Isabel (Thaia Perez), the matriarch of the family, is bemoaning the loss of a trusted black servant who used to wash her feet and made her morning coffee, with beans from the family plantation run by her husband, far from Sao Paulo. She has two daughters, Ana (Carolina Bianchi), who plays the piano incessantly and is a nervous wreck of sexual frustration and latent insanity, and Maria (Clarissa Kiste), who has become a nun and tries to hold the family together.

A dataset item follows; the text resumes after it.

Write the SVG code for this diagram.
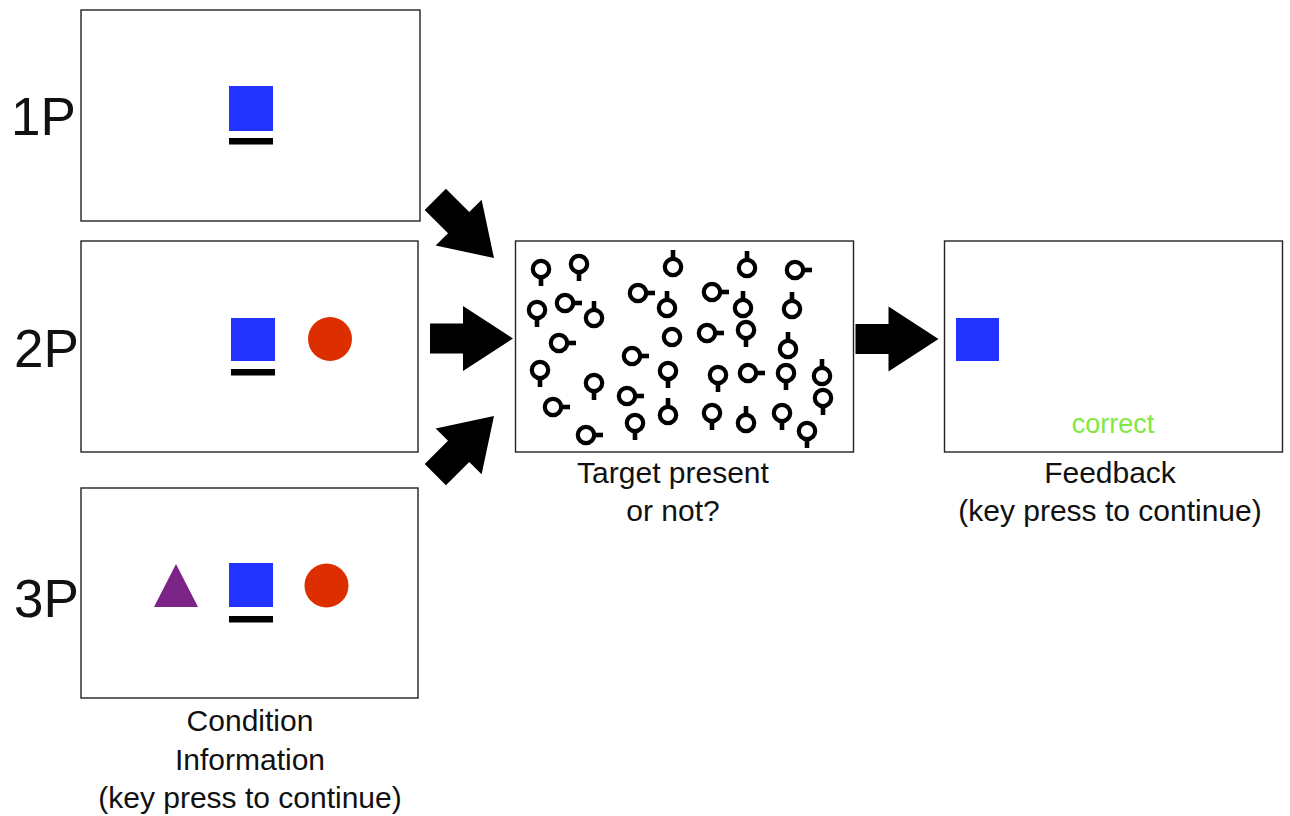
<svg xmlns="http://www.w3.org/2000/svg" xmlns:xlink="http://www.w3.org/1999/xlink" width="1290" height="816" viewBox="0 0 1290 816">
  <style>
    .frame { fill: #fff; stroke: #222; stroke-width: 1.4; }
    .lbl { font-family: "Liberation Sans", Arial, sans-serif; fill: #111; text-anchor: middle; font-size: 30px; }
    .big { font-family: "Liberation Sans", Arial, sans-serif; fill: #111; font-size: 53px; }
    .blue { fill: #2233ff; }
    .red { fill: #dd2e00; }
    .bar { fill: #000; }
    .arrow { fill: #000; }
    .ring { fill: none; stroke: #000; stroke-width: 4.2; }
  </style>
  <defs>
    <!-- block arrow pointing along +x, origin at the back of the shaft -->
    <path id="blockArrow" d="M0,-15 H33 V-32.5 L83,0 L33,32.5 V15 H0 Z"/>
    <!-- search items: ring with a short stem -->
    <g id="gd"><circle class="ring" cx="0" cy="0" r="8.2"/><rect x="-2.3" y="9" width="4.6" height="8"/></g>
    <g id="gu"><circle class="ring" cx="0" cy="0" r="8.2"/><rect x="-2.3" y="-17" width="4.6" height="8"/></g>
    <g id="gr"><circle class="ring" cx="0" cy="0" r="8.2"/><rect x="9" y="-2.3" width="8" height="4.6"/></g>
    <g id="go"><circle class="ring" cx="0" cy="0" r="8.2"/></g>
  </defs>

  <rect width="1290" height="816" fill="#fff"/>

  <!-- condition screens -->
  <g id="cond1P">
    <rect class="frame" x="81" y="10" width="339" height="211"/>
    <rect class="blue" x="229" y="86" width="44" height="45"/>
    <rect class="bar" x="229" y="138" width="44" height="6.5"/>
    <text class="big" x="11" y="135">1P</text>
  </g>
  <g id="cond2P">
    <rect class="frame" x="81" y="241" width="337" height="211"/>
    <rect class="blue" x="231" y="318" width="44" height="43"/>
    <rect class="bar" x="231" y="369" width="44" height="6.5"/>
    <circle class="red" cx="330" cy="339" r="22"/>
    <text class="big" x="14" y="367">2P</text>
  </g>
  <g id="cond3P">
    <rect class="frame" x="81" y="488" width="337" height="210"/>
    <polygon points="154,607 176,564 198,607" fill="#7d2489"/>
    <rect class="blue" x="229" y="563" width="44" height="44"/>
    <rect class="bar" x="229" y="616" width="44" height="6.5"/>
    <circle class="red" cx="326.5" cy="585.5" r="22"/>
    <text class="big" x="14" y="617">3P</text>
  </g>
  <g id="condLabel">
    <text class="lbl" x="250" y="731">Condition</text>
    <text class="lbl" x="250" y="770">Information</text>
    <text class="lbl" x="250" y="808">(key press to continue)</text>
  </g>

  <!-- search display -->
  <g id="search">
    <rect class="frame" x="515.5" y="241" width="338" height="211"/>
    <use xlink:href="#gd" x="541" y="269"/>
    <use xlink:href="#gd" x="579" y="264"/>
    <use xlink:href="#gd" x="537" y="310"/>
    <use xlink:href="#gd" x="746" y="330"/>
    <use xlink:href="#gd" x="540" y="370"/>
    <use xlink:href="#gd" x="594" y="383"/>
    <use xlink:href="#gd" x="668" y="371"/>
    <use xlink:href="#gd" x="635" y="423"/>
    <use xlink:href="#gd" x="718" y="375"/>
    <use xlink:href="#gd" x="786" y="373"/>
    <use xlink:href="#gd" x="823" y="398"/>
    <use xlink:href="#gd" x="712" y="413"/>
    <use xlink:href="#gd" x="782" y="413"/>
    <use xlink:href="#gd" x="807" y="431"/>
    <use xlink:href="#gu" x="673" y="267"/>
    <use xlink:href="#gu" x="747" y="268"/>
    <use xlink:href="#gu" x="594" y="318"/>
    <use xlink:href="#gu" x="667" y="308"/>
    <use xlink:href="#gu" x="743" y="308"/>
    <use xlink:href="#gu" x="792" y="309"/>
    <use xlink:href="#gu" x="788" y="349"/>
    <use xlink:href="#gu" x="668" y="415"/>
    <use xlink:href="#gu" x="746" y="423"/>
    <use xlink:href="#gu" x="822" y="376"/>
    <use xlink:href="#gr" x="795" y="270"/>
    <use xlink:href="#gr" x="565" y="303"/>
    <use xlink:href="#gr" x="638" y="293"/>
    <use xlink:href="#gr" x="712" y="292"/>
    <use xlink:href="#gr" x="559" y="343"/>
    <use xlink:href="#gr" x="707" y="333"/>
    <use xlink:href="#gr" x="632" y="356"/>
    <use xlink:href="#gr" x="627" y="396"/>
    <use xlink:href="#gr" x="553" y="407"/>
    <use xlink:href="#gr" x="586" y="435"/>
    <use xlink:href="#gr" x="748" y="373"/>
    <use xlink:href="#go" x="672" y="337"/>
    <text class="lbl" x="673" y="483">Target present</text>
    <text class="lbl" x="673" y="521">or not?</text>
  </g>

  <!-- feedback screen -->
  <g id="feedback">
    <rect class="frame" x="944.5" y="241" width="338" height="211"/>
    <rect class="blue" x="956" y="318" width="43" height="43"/>
    <text x="1113" y="433" font-family="'Liberation Sans', Arial, sans-serif" font-size="27" fill="#80e840" text-anchor="middle">correct</text>
    <text class="lbl" x="1110" y="483">Feedback</text>
    <text class="lbl" x="1110" y="521">(key press to continue)</text>
  </g>

  <!-- connectors -->
  <g id="connectors" class="arrow">
    <use xlink:href="#blockArrow" transform="translate(435.3,199.3) rotate(45)"/>
    <use xlink:href="#blockArrow" transform="translate(430,338.5)"/>
    <use xlink:href="#blockArrow" transform="translate(435.3,474.7) rotate(-45)"/>
    <use xlink:href="#blockArrow" transform="translate(855.5,339)"/>
  </g>
</svg>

Lured from the plantation to help, as the old lady goes into decline over the loss of her beloved servant, is Ina (Mawusi Tulani), a former family slave. She has suppressed her practice of Angolan traditional rites, in order to fit in better in Catholic Brazil, but she agrees to stage one of her rituals, in order to help the ailing old woman. Isabel does, in fact, seem to revive, but this touches off conflict with Sister Maria, who has a crisis of faith when she sees what has happened and gets a strong reprimand from her Mother Superior. Ina gets nothing but trouble for what she has done for a white family she mistrusted in the first place, and whom she accuses in a scorching scene of trying to lure her young son away from her, to become their future servant.
A startling ending, set during carnival, shows that co-directors Caetano Gotardo and Marco Dutra know how to combine the gruesome and the macabre, in the service of showing just how difficult race relations were, and still are.